One of my secrets to have a not too dry omelet is to add enough onion and not to allow the omelet to set too much.

If you do not care for too mucho onion you can lessen the quantity, or not add any, but this changes the flavor greatly.

Many think that to make the omelet wetter you just add more egg but this is not the case. The egg must set or it will just be raw. Also the more egg you add the longer the cooking time and this will jest make the omelet hard.

Follow my advice and you will see how deliciously it comes out. It is ideal for snacks in small portions, what is more it is a must for picnics.

INGREDIENTS FOR 4 SERVINGS

1 lb. of peeled potatoes.
½ lb peeled onions.
1 cup of oil
4 eggs.
1 tablespoon of salt.


Method of preparation

Slice the potatoes in thin slices.

Cut the onion into small pieces.

Put a large frying pan with the oil on the burner to heat. When the oil has heated add the potatoes, onion, and salt.

This will fry for about 30 minutes, the first 10 over a medium heat then reduce to low for the other 20 minutes. Move this from time to time with a spatula breaking up the potatoes and onion so that they are in small pieces.

In a large bowl add the eggs and beat them well. When the potato is well cooked, ( they should not reach golden color) drain off the oil. This is easily done by tilting the frying pan and moving the potatoes to the higher end. Take out the potatoes with a slotted spoon and add them to the egg.

Mix everything well.

Using a frying pan of about nine inch diameter add two tablespoons of oil. When this has heated add the egg potato mixture.

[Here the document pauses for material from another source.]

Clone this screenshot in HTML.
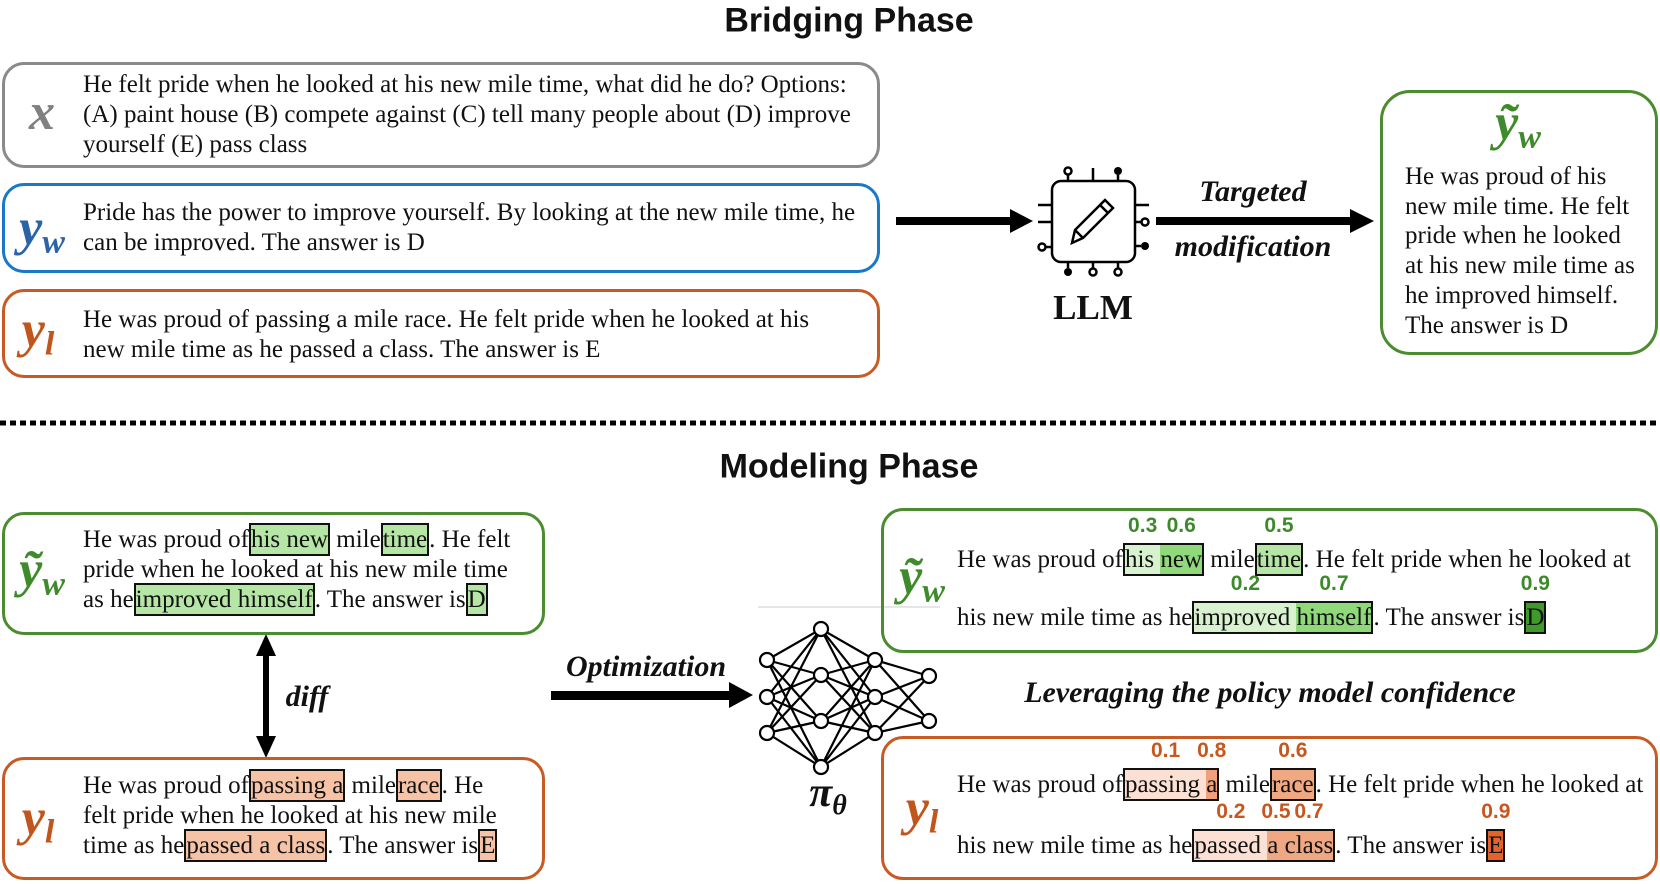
<!DOCTYPE html>
<html><head><meta charset="utf-8">
<style>
*{margin:0;padding:0;box-sizing:border-box}
body{width:1660px;height:884px;background:#fff;position:relative;overflow:hidden;font-family:"Liberation Serif",serif;color:#111}
.abs{position:absolute}
.box{position:absolute;border:3px solid;border-radius:22px}
.t{position:absolute;font-size:25px;line-height:30px;white-space:nowrap}
.title{position:absolute;font-family:"Liberation Sans",sans-serif;font-weight:bold;font-size:34px;transform:translate(-50%,-50%);white-space:nowrap}
.lab{position:absolute;font-family:"Liberation Serif",serif;font-weight:bold;font-style:italic;font-size:52px;transform:translate(-50%,-50%);white-space:nowrap;line-height:1}
.lab sub{font-size:34px;vertical-align:-8px}
.bi{position:absolute;font-weight:bold;font-style:italic;font-size:30px;transform:translate(-50%,-50%);white-space:nowrap}
.hl{border:2px solid #111;padding:1px 0}
.g{background:#b5e6a5}.o{background:#f6c3a6}
.grp{border:2px solid #111;padding:1px 0;display:inline}
.seg{position:relative;padding:1px 0}
.n{position:absolute;left:50%;bottom:100%;transform:translateX(-50%);margin-bottom:9px;font-family:"Liberation Sans",sans-serif;font-weight:bold;font-size:21px;line-height:21px}
.ng .n{color:#3d8a2b}.no .n{color:#c8561e}
</style></head><body>

<div class="title" style="left:849px;top:21px">Bridging Phase</div>
<div class="title" style="left:849px;top:467px">Modeling Phase</div>

<div class="box" style="left:2px;top:62px;width:878px;height:106px;border-color:#8a8a8a"></div>
<div class="lab" style="left:42px;top:113px;color:#808080">x</div>
<div class="t" style="left:83px;top:70px">He felt pride when he looked at his new mile time, what did he do? Options:</div>
<div class="t" style="left:83px;top:100px">(A) paint house (B) compete against (C) tell many people about (D) improve</div>
<div class="t" style="left:83px;top:130px">yourself (E) pass class</div>

<div class="box" style="left:2px;top:183px;width:878px;height:90px;border-color:#1a78c8"></div>
<div class="lab" style="left:42px;top:231px;color:#2b63a6">y<sub>w</sub></div>
<div class="t" style="left:83px;top:198px">Pride has the power to improve yourself. By looking at the new mile time, he</div>
<div class="t" style="left:83px;top:228px">can be improved. The answer is D</div>

<div class="box" style="left:2px;top:289px;width:878px;height:89px;border-color:#c85a24"></div>
<div class="lab" style="left:38px;top:333px;color:#c0561c">y<sub>l</sub></div>
<div class="t" style="left:83px;top:305px">He was proud of passing a mile race. He felt pride when he looked at his</div>
<div class="t" style="left:83px;top:335px">new mile time as he passed a class. The answer is E</div>

<div class="box" style="left:1380px;top:90px;width:278px;height:265px;border-color:#4a8c2f;border-radius:30px"></div>
<div class="lab" style="left:1518px;top:126px;color:#3f8a2b">ỹ<sub>w</sub></div>
<div class="t" style="left:1405px;top:162px">He was proud of his</div>
<div class="t" style="left:1405px;top:192px">new mile time. He felt</div>
<div class="t" style="left:1405px;top:221px">pride when he looked</div>
<div class="t" style="left:1405px;top:251px">at his new mile time as</div>
<div class="t" style="left:1405px;top:281px">he improved himself.</div>
<div class="t" style="left:1405px;top:311px">The answer is D</div>

<div class="bi" style="left:1253px;top:192px">Targeted</div>
<div class="bi" style="left:1253px;top:247px">modification</div>
<div class="abs" style="left:1093px;top:308px;transform:translate(-50%,-50%);font-weight:bold;font-size:35px">LLM</div>

<svg class="abs" style="left:0;top:0" width="1660" height="884">
 <rect x="896" y="217" width="116" height="8" fill="#000"/>
 <polygon points="1010,209 1033,221 1010,233" fill="#000"/>
 <rect x="1156" y="217" width="196" height="8" fill="#000"/>
 <polygon points="1350,209 1374,221 1350,233" fill="#000"/>
 <g stroke="#000" stroke-width="2.5" fill="none">
  <rect x="1052" y="181" width="83" height="81" rx="9" ry="9"/>
  <line x1="1068" y1="181" x2="1068" y2="175"/><line x1="1093" y1="181" x2="1093" y2="168"/><line x1="1118" y1="181" x2="1118" y2="175"/>
  <line x1="1068" y1="262" x2="1068" y2="268"/><line x1="1093" y1="262" x2="1093" y2="268"/><line x1="1118" y1="262" x2="1118" y2="268"/>
  <line x1="1052" y1="205" x2="1038" y2="205"/><line x1="1052" y1="222" x2="1038" y2="222"/><line x1="1052" y1="247" x2="1046" y2="247"/>
  <line x1="1135" y1="205" x2="1149" y2="205"/><line x1="1135" y1="222" x2="1141" y2="222"/><line x1="1135" y1="246" x2="1141" y2="246"/>
  <circle cx="1068" cy="171" r="3.5" fill="#fff"/>
  <circle cx="1093" cy="272" r="3.5" fill="#fff"/><circle cx="1118" cy="272" r="3.5" fill="#fff"/>
  <circle cx="1042" cy="247" r="3.5" fill="#fff"/><circle cx="1145" cy="222" r="3.5" fill="#fff"/>
  <path d="M1072,243 L1075,230 L1105,200 L1113,208 L1083,238 Z M1075,230 L1083,238 M1100,205 L1108,213"/>
 </g>
 <circle cx="1118" cy="171" r="4" fill="#000"/><circle cx="1068" cy="272" r="4" fill="#000"/><circle cx="1145" cy="246" r="4" fill="#000"/>
 <line x1="0" y1="423" x2="1660" y2="423" stroke="#000" stroke-width="5" stroke-dasharray="6,4"/>
 <rect x="263" y="652" width="6" height="88" fill="#000"/>
 <polygon points="256,656 266,634 276,656" fill="#000"/>
 <polygon points="256,736 266,758 276,736" fill="#000"/>
 <rect x="551" y="691" width="180" height="9" fill="#000"/>
 <polygon points="729,682 753,695 729,708" fill="#000"/>
 <line x1="758" y1="607" x2="940" y2="607" stroke="#ddd" stroke-width="1.5"/>
 <g stroke="#000" stroke-width="2.2">
  <line x1="767" y1="660" x2="821" y2="629"/><line x1="767" y1="660" x2="821" y2="675"/><line x1="767" y1="660" x2="821" y2="721"/><line x1="767" y1="660" x2="821" y2="767"/>
  <line x1="767" y1="697" x2="821" y2="629"/><line x1="767" y1="697" x2="821" y2="675"/><line x1="767" y1="697" x2="821" y2="721"/><line x1="767" y1="697" x2="821" y2="767"/>
  <line x1="767" y1="733" x2="821" y2="629"/><line x1="767" y1="733" x2="821" y2="675"/><line x1="767" y1="733" x2="821" y2="721"/><line x1="767" y1="733" x2="821" y2="767"/>
  <line x1="875" y1="660" x2="821" y2="629"/><line x1="875" y1="660" x2="821" y2="675"/><line x1="875" y1="660" x2="821" y2="721"/><line x1="875" y1="660" x2="821" y2="767"/>
  <line x1="875" y1="697" x2="821" y2="629"/><line x1="875" y1="697" x2="821" y2="675"/><line x1="875" y1="697" x2="821" y2="721"/><line x1="875" y1="697" x2="821" y2="767"/>
  <line x1="875" y1="733" x2="821" y2="629"/><line x1="875" y1="733" x2="821" y2="675"/><line x1="875" y1="733" x2="821" y2="721"/><line x1="875" y1="733" x2="821" y2="767"/>
  <line x1="875" y1="660" x2="929" y2="676"/><line x1="875" y1="660" x2="929" y2="721"/>
  <line x1="875" y1="697" x2="929" y2="676"/><line x1="875" y1="697" x2="929" y2="721"/>
  <line x1="875" y1="733" x2="929" y2="676"/><line x1="875" y1="733" x2="929" y2="721"/>
 </g>
 <g stroke="#000" stroke-width="2.2" fill="#fff">
  <circle cx="767" cy="660" r="7"/><circle cx="767" cy="697" r="7"/><circle cx="767" cy="733" r="7"/>
  <circle cx="821" cy="629" r="7"/><circle cx="821" cy="675" r="7"/><circle cx="821" cy="721" r="7"/><circle cx="821" cy="767" r="7"/>
  <circle cx="875" cy="660" r="7"/><circle cx="875" cy="697" r="7"/><circle cx="875" cy="733" r="7"/>
  <circle cx="929" cy="676" r="7"/><circle cx="929" cy="721" r="7"/>
 </g>
</svg>

<div class="bi" style="left:307px;top:697px">diff</div>
<div class="bi" style="left:646px;top:667px">Optimization</div>
<div class="lab" style="left:828px;top:796px;color:#111;font-size:42px">π<sub style="font-size:28px">θ</sub></div>
<div class="bi" style="left:1270px;top:693px">Leveraging the policy model confidence</div>

<div class="box" style="left:2px;top:512px;width:543px;height:123px;border-color:#4a8c2f"></div>
<div class="lab" style="left:42px;top:573px;color:#3f8a2b">ỹ<sub>w</sub></div>
<div class="t" style="left:83px;top:525px">He was proud of<span class="hl g">his new</span> mile<span class="hl g">time</span>. He felt</div>
<div class="t" style="left:83px;top:555px">pride when he looked at his new mile time</div>
<div class="t" style="left:83px;top:585px">as he<span class="hl g">improved himself</span>. The answer is<span class="hl g">D</span></div>

<div class="box" style="left:2px;top:757px;width:543px;height:123px;border-color:#c85a24"></div>
<div class="lab" style="left:38px;top:821px;color:#c0561c">y<sub>l</sub></div>
<div class="t" style="left:83px;top:771px">He was proud of<span class="hl o">passing a</span> mile<span class="hl o">race</span>. He</div>
<div class="t" style="left:83px;top:801px">felt pride when he looked at his new mile</div>
<div class="t" style="left:83px;top:831px">time as he<span class="hl o">passed a class</span>. The answer is<span class="hl o">E</span></div>

<div class="box" style="left:881px;top:508px;width:777px;height:145px;border-color:#4a8c2f"></div>
<div class="lab" style="left:922px;top:580px;color:#3f8a2b">ỹ<sub>w</sub></div>
<div class="t ng" style="left:957px;top:545px">He was proud of<span class="grp"><span class="seg" style="background:#d8f2d0">his <span class="n">0.3</span></span><span class="seg" style="background:#8fd97a">new<span class="n">0.6</span></span></span> mile<span class="grp"><span class="seg" style="background:#b5e6a5">time<span class="n">0.5</span></span></span>. He felt pride when he looked at</div>
<div class="t ng" style="left:957px;top:603px">his new mile time as he<span class="grp"><span class="seg" style="background:#d8f2d0">improved <span class="n">0.2</span></span><span class="seg" style="background:#8fd97a">himself<span class="n">0.7</span></span></span>. The answer is<span class="grp"><span class="seg" style="background:#3f9a2a">D<span class="n">0.9</span></span></span></div>

<div class="box" style="left:881px;top:736px;width:777px;height:144px;border-color:#c85a24"></div>
<div class="lab" style="left:922px;top:811px;color:#c0561c">y<sub>l</sub></div>
<div class="t no" style="left:957px;top:770px">He was proud of<span class="grp"><span class="seg" style="background:#fbe0d3">passing <span class="n">0.1</span></span><span class="seg" style="background:#f0a07a">a<span class="n">0.8</span></span></span> mile<span class="grp"><span class="seg" style="background:#f0a883">race<span class="n">0.6</span></span></span>. He felt pride when he looked at</div>
<div class="t no" style="left:957px;top:831px">his new mile time as he<span class="grp"><span class="seg" style="background:#fbe0d3">passed <span class="n">0.2</span></span><span class="seg" style="background:#f0a883">a <span class="n">0.5</span></span><span class="seg" style="background:#f0a883">class<span class="n">0.7</span></span></span>. The answer is<span class="grp"><span class="seg" style="background:#e5622a">E<span class="n">0.9</span></span></span></div>

</body></html>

This will cook at a medium heat for a minute and a half. Cover the frying pan with a plat placed upside down. Carefully flip the whole omelet onto the plate then slide the omelet back into the frying pan so the other side will cook.

Let this side cook for another minute and a half. over medium heat.

Now you can slide the omelet onto the plate from which it will be served.